A la question du traitement de l’information des médias européens sur le conflit syrien, certains médias ne distinguent pas l’affrontement qui dure depuis plus de 10 ans et le voient comme une affaire de terrorisme ; et parfois (quand la Syrie devient un sujet d’élection) on montre un pays devenu plus calme et plus ouvert aux changements, et les Européens ne comprennent pas pourquoi les réfugiés ne retournent pas dans leur pays.
Pour ne pas oublier
Pour ceux et celles qui se demandent pourquoi ils viennent en Europe, voici la réponse en 1h35 de film. « Pour SAMA, journal d’une mère syrienne »[1] est un reportage pour que la guerre en Syrie ne devienne pas un conflit oublié. Ce documentaire est dédié à SAMA, la petite fille de la journaliste Waad Al Kateab, un message d’amour et un cri de détresse lancé au reste du monde. Un témoignage intime sans être voyeuriste, pour sauvegarder la mémoire d’un conflit vécu de l’intérieur, au quotidien. Un témoignage au monde entier des horreurs d’une guerre civile dont l’Occident et sa population ne semblent pas prendre conscience, comme dans tant d’autres hostilités.

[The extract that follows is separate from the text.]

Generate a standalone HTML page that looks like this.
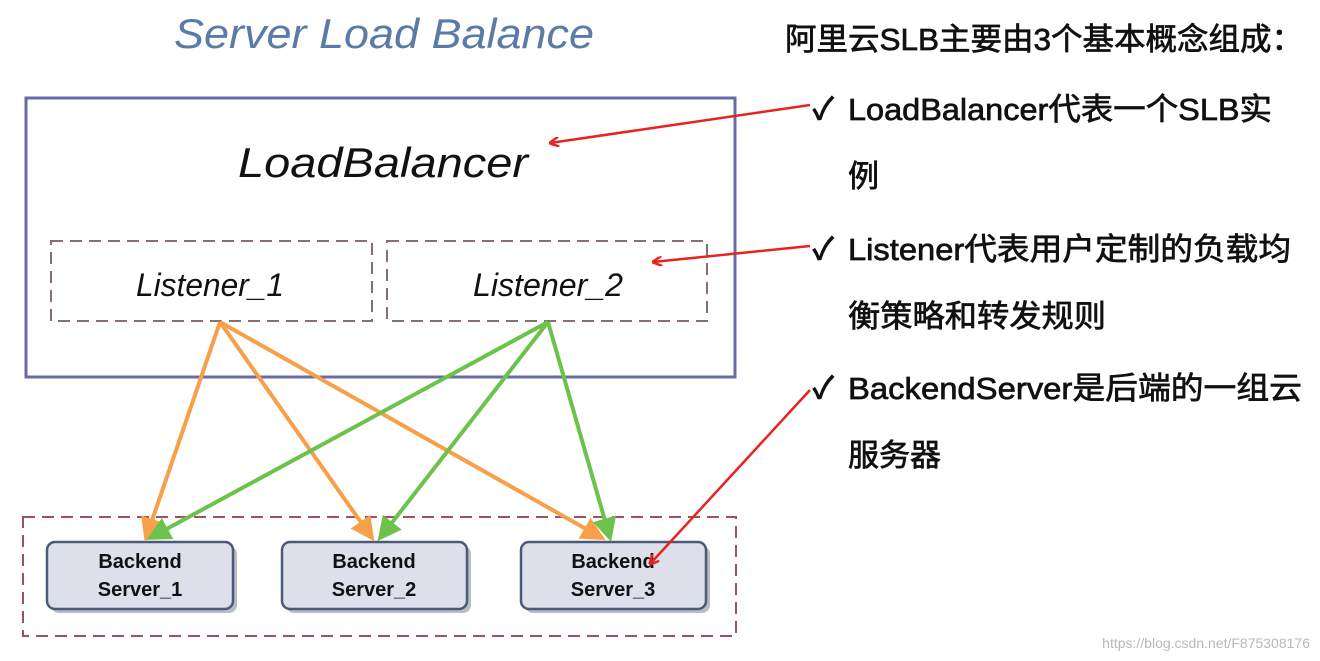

Les images tremblent. Au détour d’un couloir, une déflagration, la panique et la poussière qui rend l’air irrespirable. Dans le sous-sol de l’hôpital où travaille Hamza, le mari de Waad, des blessés s’entassent… « SAMA, tu es ce qui nous est arrivé de plus beau. Mais quelle vie ai-je à t’offrir, toi qui n’as rien demandé à personne ? » s’interroge Waad en contemplant sa petite fille de quelques mois. Du rire aux larmes, des petits bonheurs aux grandes terreurs, Waad Al Kateab a filmé pendant 5 ans, l’espoir né à Alep avant que le chaos ne s’empare de la ville assiégée. Pour son enfant, qui sourit entre ses bras et sursaute au fracas des tirs, la jeune femme saisit un monde solidaire aux abois, où chacun se débat pour sa survie mais aussi pour celles des autres. Waad témoigne de l’horreur ordinaire : « Jamais nous n’aurions imaginé que le monde puisse permettre cela ! ».[2]
Ce reportage est un condensé de notre humanité, dans tout ce qu’elle a de pire et de meilleur. Et peu importe le nom que les partis politiques leur donnent : refugiés ou migrants, il serait intéressant de se questionner à propos de notre accueil. C’est pourquoi, ce documentaire s’adresse d’une part, à nous, pour changer le regard que nous portons sur les réfugiés et d’autre part, aux décideurs et aux personnes qui ont du pouvoir, à ceux qui peuvent faire la différence…
Najoua
[1] Pour SAMA, journal d’une mère syrienne. Sortie en juillet 2019 aux États-Unis, puis en Europe en octobre 2019, il reçut divers récompenses et prix dont l’Œil d’Or du meilleur documentaire au festival de Cannes en 2019. Documentaire de Waad Al Kateab et Edward Watts.
[2] Tiré du site www.arte.tv, documentaire diffusé le mardi 9 novembre 2021 à 20h25.